Menos mal que me rendeu uma história engraçada. Mas a reação que eu esperava foi exatamente oposta. Em vez de ser saudado por meus amigos com escárnio, todos eles se mostraram incrivelmente solidários com a situação. Um deles contava do dia em que resolveu consertar o chuveiro e passou uma tarde inteira de sábado brigando contra um veda-rosca. Outro resolveu pendurar um quadro na casa da mãe. Deve ter usado até um teodolito para garantir que a moldura ficasse reta. Claro que o negócio formou um ângulo de uns 20 graus em relação ao teto.

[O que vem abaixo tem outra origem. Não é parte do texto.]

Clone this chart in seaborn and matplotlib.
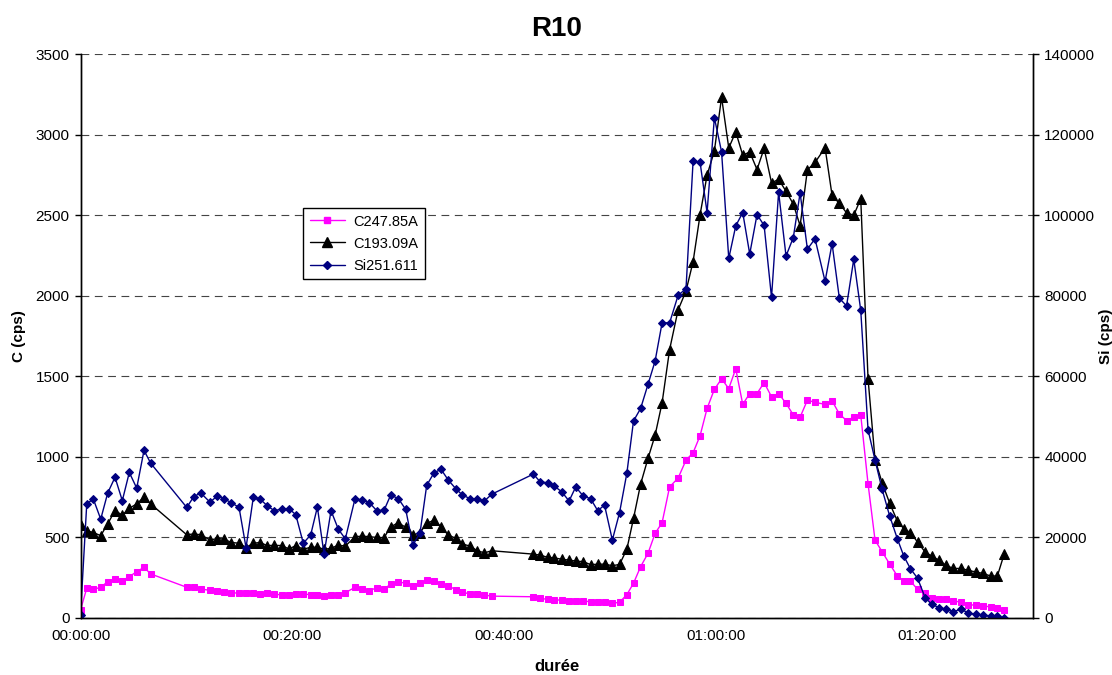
import pandas as pd
import seaborn as sns
import matplotlib.pyplot as plt
from matplotlib.ticker import FuncFormatter, MultipleLocator
from matplotlib.lines import Line2D

minutes = [0.00, 0.59, 1.21, 1.91, 2.57, 3.26, 3.95, 4.61, 5.31, 6.00, 6.63,
           10.04, 10.70, 11.36, 12.24, 12.93, 13.59, 14.25, 14.98, 15.64, 16.33,
           16.96, 17.65, 18.31, 19.01, 19.70, 20.34, 21.05, 21.75, 22.38, 23.01,
           23.67, 24.36, 25.02, 25.94, 26.63, 27.29, 27.99, 28.68, 29.31, 30.03,
           30.73, 31.39, 32.08, 32.71, 33.40, 34.06, 34.75, 35.48, 36.08, 36.80,
           37.49, 38.16, 38.86,
           42.79, 43.42, 44.15, 44.77, 45.47, 46.16, 46.79, 47.51, 48.19, 48.87,
           49.51, 50.25, 50.93, 51.62, 52.25, 52.92, 53.62, 54.29, 54.95, 55.66,
           56.46, 57.21, 57.88, 58.54, 59.20, 59.89, 60.57, 61.25, 61.91, 62.57,
           63.23, 63.92, 64.59, 65.29, 65.96, 66.66, 67.35, 67.99, 68.68, 69.40,
           70.35, 71.01, 71.70, 72.38, 73.06, 73.72, 74.41, 75.07, 75.74, 76.44,
           77.18, 77.79, 78.41, 79.09, 79.80, 80.43, 81.14, 81.78, 82.47, 83.17,
           83.89, 84.59, 85.28, 85.99, 86.63, 87.26]

c247 = [48, 183, 176, 189, 224, 241, 230, 255, 286, 313, 272,
        189, 189, 178, 170, 164, 158, 151, 156, 154, 151,
        147, 151, 147, 141, 141, 145, 147, 143, 143, 137,
        143, 143, 155, 189, 176, 168, 186, 180, 207, 224,
        213, 199, 217, 232, 230, 211, 197, 174, 159, 147,
        147, 141, 134,
        130, 120, 114, 110, 110, 104, 106, 104, 99, 99,
        96, 89, 96, 143, 214, 317, 400, 524, 590, 813,
        867, 979, 1025, 1131, 1300, 1419, 1484, 1424, 1547, 1326,
        1393, 1393, 1461, 1373, 1393, 1332, 1260, 1246, 1352, 1338,
        1326, 1348, 1266, 1225, 1246, 1260, 832, 482, 410, 335,
        259, 228, 228, 176, 151, 124, 114, 114, 104, 97,
        79, 79, 72, 68, 62, 48]

c193 = [577, 541, 529, 510, 583, 666, 637, 680, 707, 749, 707,
        515, 521, 515, 483, 492, 488, 467, 463, 436, 463,
        467, 448, 450, 448, 427, 448, 425, 438, 438, 425,
        431, 451, 445, 503, 507, 503, 499, 497, 565, 590,
        561, 513, 528, 586, 606, 565, 513, 493, 458, 445,
        416, 403, 416,
        395, 389, 375, 372, 363, 358, 352, 348, 330, 332,
        333, 323, 331, 425, 617, 830, 990, 1134, 1335, 1666,
        1912, 2030, 2213, 2504, 2750, 2900, 3234, 2919, 3019, 2874,
        2894, 2785, 2916, 2702, 2724, 2650, 2570, 2436, 2783, 2829,
        2920, 2625, 2574, 2516, 2501, 2603, 1485, 983, 838, 714,
        600, 553, 528, 470, 408, 383, 356, 325, 306, 306,
        294, 284, 275, 259, 259, 393]

si251 = [700, 28300, 29500, 24500, 31000, 34900, 29100, 36100, 32200, 41600, 38400,
         27400, 30100, 31000, 28700, 30300, 29500, 28600, 27400, 17400, 30000,
         29500, 27800, 26600, 27000, 27100, 25600, 18500, 20600, 27500, 15800,
         26600, 22000, 19600, 29600, 29200, 28600, 26600, 26700, 30500, 29600,
         26900, 18000, 21100, 32900, 36000, 36900, 34200, 32000, 30500, 29600,
         29500, 29000, 30700,
         35700, 33800, 33500, 32700, 31300, 29000, 32500, 30200, 29600, 26600,
         28000, 19300, 26100, 35900, 48900, 52000, 58000, 63800, 73300, 73300,
         80100, 81800, 113500, 113200, 100700, 124300, 115800, 89300, 97400, 100700,
         90400, 100200, 97500, 79600, 105800, 89900, 94500, 105600, 91600, 94200,
         83600, 93000, 79400, 77500, 89100, 76400, 46700, 39200, 31900, 25400,
         19600, 15300, 12200, 9800, 5000, 3300, 2500, 2100, 1500, 2100,
         1200, 800, 700, 400, 400, 0]

df = pd.DataFrame({"duree": minutes, "C247.85A": c247,
                   "C193.09A": c193, "Si251.611": si251})

sns.set_style("white")
plt.rcParams['font.family'] = ['Liberation Sans', 'DejaVu Sans']
plt.rcParams['text.color'] = "black"
plt.rcParams['axes.labelcolor'] = "black"

fig, ax = plt.subplots(figsize=(11.12, 6.75), dpi=100)
fig.subplots_adjust(left=0.0724, right=0.929, bottom=0.0849, top=0.9193)
ax2 = ax.twinx()

pink, navy = "#FF00FF", "#000080"
sns.lineplot(data=df, x="duree", y="C247.85A", ax=ax, color=pink, marker="s",
             markersize=5, markeredgecolor=pink, linewidth=1, sort=False)
sns.lineplot(data=df, x="duree", y="C193.09A", ax=ax, color="black", marker="^",
             markersize=6.5, markeredgecolor="black", linewidth=1, sort=False)
sns.lineplot(data=df, x="duree", y="Si251.611", ax=ax2, color=navy, marker="D",
             markersize=4.5, markeredgecolor=navy, linewidth=1, sort=False)

ax.set_xlim(0, 90)
ax.set_ylim(0, 3500)
ax2.set_ylim(0, 140000)
ax.xaxis.set_major_locator(MultipleLocator(20))
ax.xaxis.set_major_formatter(FuncFormatter(
    lambda v, _: f"{int(v // 60):02d}:{int(v % 60):02d}:00"))
ax.yaxis.set_major_locator(MultipleLocator(500))
ax2.yaxis.set_major_locator(MultipleLocator(20000))

ax.grid(axis="y", color="#444444", linestyle=(0, (7, 5)), linewidth=0.8)
ax.set_axisbelow(True)
for a in (ax, ax2):
    a.tick_params(direction="out", length=4, width=1, labelsize=11,
                  colors="black", pad=4)
    for s in a.spines.values():
        s.set_color("black")
        s.set_linewidth(1)
    a.spines["top"].set_visible(False)

ax.set_title("R10", fontsize=20, fontweight="bold", pad=13)
ax.set_xlabel("durée", fontsize=12, fontweight="bold", labelpad=12)
ax.set_ylabel("C (cps)", fontsize=11, fontweight="bold", labelpad=7)
ax2.set_ylabel("Si (cps)", fontsize=11, fontweight="bold", labelpad=3, rotation=90)

handles = [Line2D([], [], color=pink, marker="s", markersize=5, lw=1),
           Line2D([], [], color="black", marker="^", markersize=6.5, lw=1),
           Line2D([], [], color=navy, marker="D", markersize=4.5, lw=1)]
leg = ax2.legend(handles, ["C247.85A", "C193.09A", "Si251.611"],
                 loc="upper left", bbox_to_anchor=(0.2336, 0.7274),
                 frameon=True, fancybox=False, framealpha=1, edgecolor="black",
                 fontsize=10.5, handlelength=2.4, labelspacing=0.55,
                 borderpad=0.45, borderaxespad=0, handletextpad=0.6)
leg.get_frame().set_linewidth(1)

fig.savefig("out.png", dpi=100)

Todos eles também se lamentavam. "Meu pai é tão bom nessas coisas, por que eu não sou assim?" Cheguei à conclusão de que não é um problema individual meu, e sim um defeito da nossa geração. Enquanto a maior parte dos homens com mais de 50 anos sabe e gosta de cuidar da sua casa, nós que nascemos nos anos 80 não sabemos nem a diferença entre um prego e um parafuso.

Nossa geração cresceu no mundo da obsolescência programada. Cada vez mais as coisas são feitas para não durar – computadores, eletrodomésticos, móveis, relacionamentos, empregos, times de futebol, tudo é feito com um prazo de validade. Então, esses moleques de classe média cresceram conformados com a ideia de que tudo quebra, tudo acaba e não vale a pena consertar nada.

Ou, uma segunda hipótese, esse é um talento que vem com a idade. Talvez, aos 30 anos, nossos pais fossem igualmente incompetentes para esse tipo de tarefa. E, se formos pensar, a diferença de expectativa de vida entre essas duas gerações é tão grande que, na prática, dá para dizer que somos mais jovens hoje com 30 anos do que eles na mesma idade.

São duas hipóteses plausíveis. Ou talvez seja só lorota. De qualquer maneira, com essas desculpas na cabeça, fica bem menos embaraçoso ligar para um marido de aluguel.